In many places where the challenge was recently practiced, a number of participants have sustained injuries but were not all reported in media.
Sources said at least one death has been linked to the challenge, with another thought to be from a variation on the challenge, jumping feet first into water.

WASTE

We can’t waste water only for this instant pop culture phenomenon and brief videoed spectacle.
Ilonggos are saddled by water crisis owing to the recent furor involving the Metro Iloilo Water District (MIWD) and the FLO Water Resources, Inc. headed by Bombo Radyo tycoon Rogelio Florete Jr.
It’s an insult to MIWD consumers to waste water in the challenge when there is no drop of liquid in the buckets and others can’t take a bath and drink potable water on time.  
We can’t afford to be insensitive during the crisis.
When water utilities and their bulk water providers are at loggerheads, water becomes a premium.
And we need to save every drop of water specifically for the household use.
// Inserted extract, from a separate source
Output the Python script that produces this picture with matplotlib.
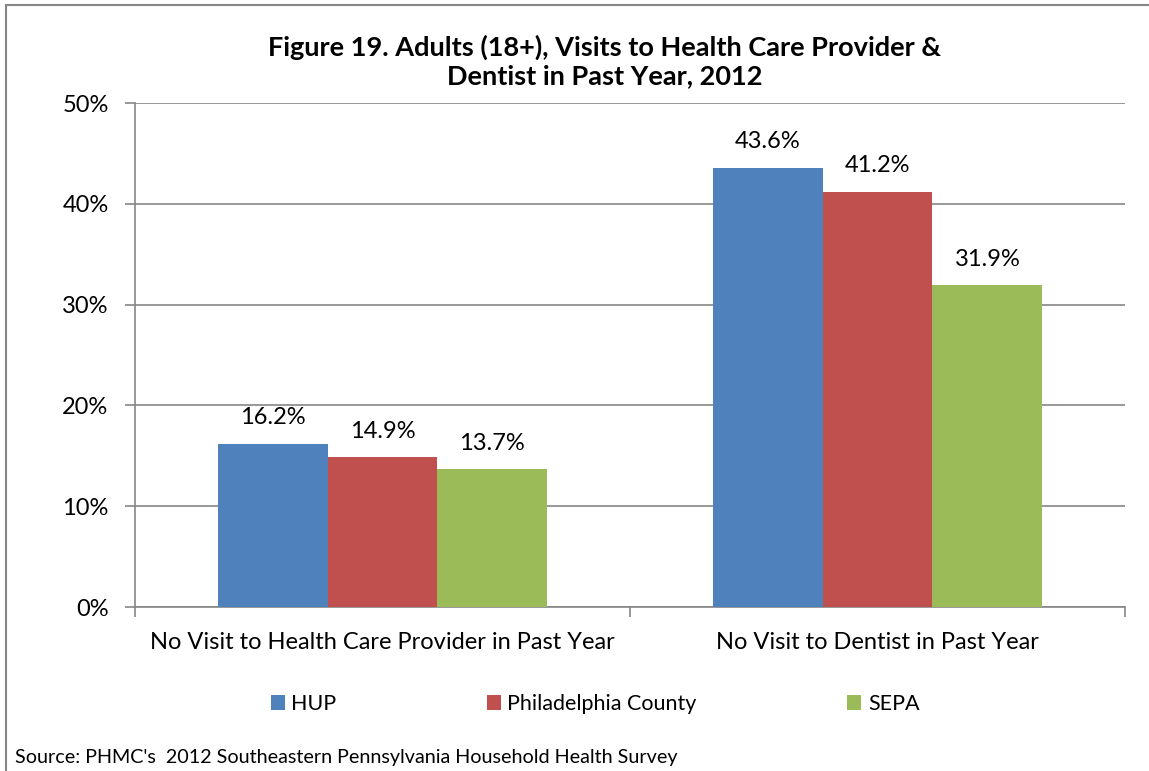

Not for celluloid gimmicks.
The problem is we are easily smitten by almost all the myopic activities that emanate from the Western world.

COPY

And we are good in copying them—for fun first; and, perhaps, for charity second.
We are always guilty of gaya-gaya or sunod-sunod or copycat. We lack the originality. Many of us have become poor trying hard copycats.
And we also drag our senior citizens in this slapdash challenge without any regard to their safety and health.
We have enough of such water-related gimmickry in the Philippines.
In our barangay (village) in Iloilo City where we celebrate the Feast of St. John The Baptist every 24th of June, we splash water on friends and passersby, and participate in different games.
We line up on every street and alley with water guns in hand early in the morning and “shoot” the first “victims” spotted walking or passing by.
We do it with fun and excitement since time immemorial, but for purposes of religious celebration and festivity as part of our culture and tradition, not to raise funds for charity or research.